Step Away from the Keyboard... Now...

It was a beautiful day... the sun was out... the breeze was nice... and I was enjoying reading Pride and Prejudice and Zombies in the backyard.

(Best. Book. Ever. Bytheway.)

Then...

My Twitter from 6 hours ago:

The guys two houses down just brought a drum set into their backyard... no good can come from this.
Yeah... well, they calmly started playing a little bit and I really didn't mind because I was all into Elizabeth Bennet slaying the minions of Satan with her favorite musket.

Later, though, I realized that there was some noise... but I assumed that it was a car parked at the light in front of my house or something...

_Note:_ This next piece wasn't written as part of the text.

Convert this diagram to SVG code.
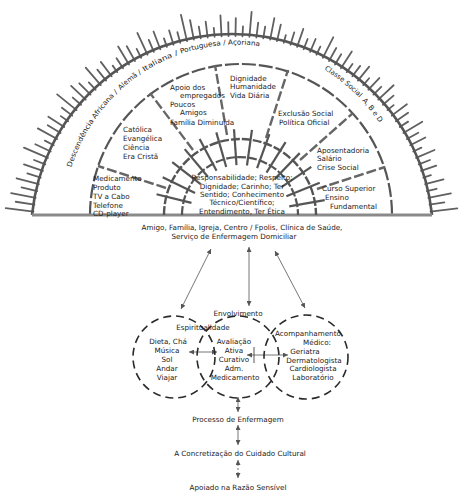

But the music didn't go away...

My Twitter from 27 minutes ago:

ARE YOU KIDDING ME? God damn guys with the drums have been playing "music" for 1.5 hrs! OUTSIDE. It's 10:30! & turn off your black light!
I AM GOING TO KILL THEM... KILL THEM!

After turning off the TV I couldn't help but acknowledge that there is a JAM BAND in the backyard two houses over...

Drums.

Guitar.

Keyboard set to imitate a PIPE ORGAN.

And bright (black) lights...

And cheering.

And it DOESN'T STOP... ever.



Hippie Invasion from rhymes with milk on Vimeo.

(I know that you can't see anything (like the black lights), but even on my crappy camera, you can HEAR it... remember, there is a whole HOUSE between us...)

So I did what any rational individual would do.

First, I sent my dog out to bark at them.

(Actually, she's been out there off and on all night barking at them... but at this point I stopped telling her to shut up and instead told her to bark away and mess up that jam band-y beat...)

Then, I called Mike.

Me: MIKE!! Those-god-damn-mother-fucking-hippie-bastards-are-playing-jam-band-music- with-black-lights-and-I-am-officially-going-to-kill-them-and-once-they-are-finished-I-am-going-to-go-steal-their-drum-set-or-at-least-put-dog-poop-in-it-and- they-totally-interrupted-my-Grey's Anatomy-which-was-really-good-and-I-KNEW-that-Derek- would-have-to-save-Izzie-and-anyway-I-am-going-to-shoot-me-some-hippies!

Mike: Well... as long as you don't involve the cops...

Next, I did the most logical thing I could think of:

I put my IPOD into it's stereo next to the window and blasted songs from the Wicked soundtrack...

(Take that you damn hippies!! Jam to that, suckas!!)

(Don't make me go all John Cusack on your ass!)


(I actually thought that it had worked... but then I realized that I had turned the Wicked soundtrack up so high that it took a few seconds for my ears to hear those damn drums and keyboard...)

Finally, I documented that I was not the only one suffering here:


Interview with a Hannah from rhymes with milk on Vimeo.

All in all... a very productive night.

So... it's 11:30 at night... and they have expanded... there are now yelling females...

HEY RUDE NEIGHBORS! SOME OF US HAVE TO GO TO WORK IN THE MORNING!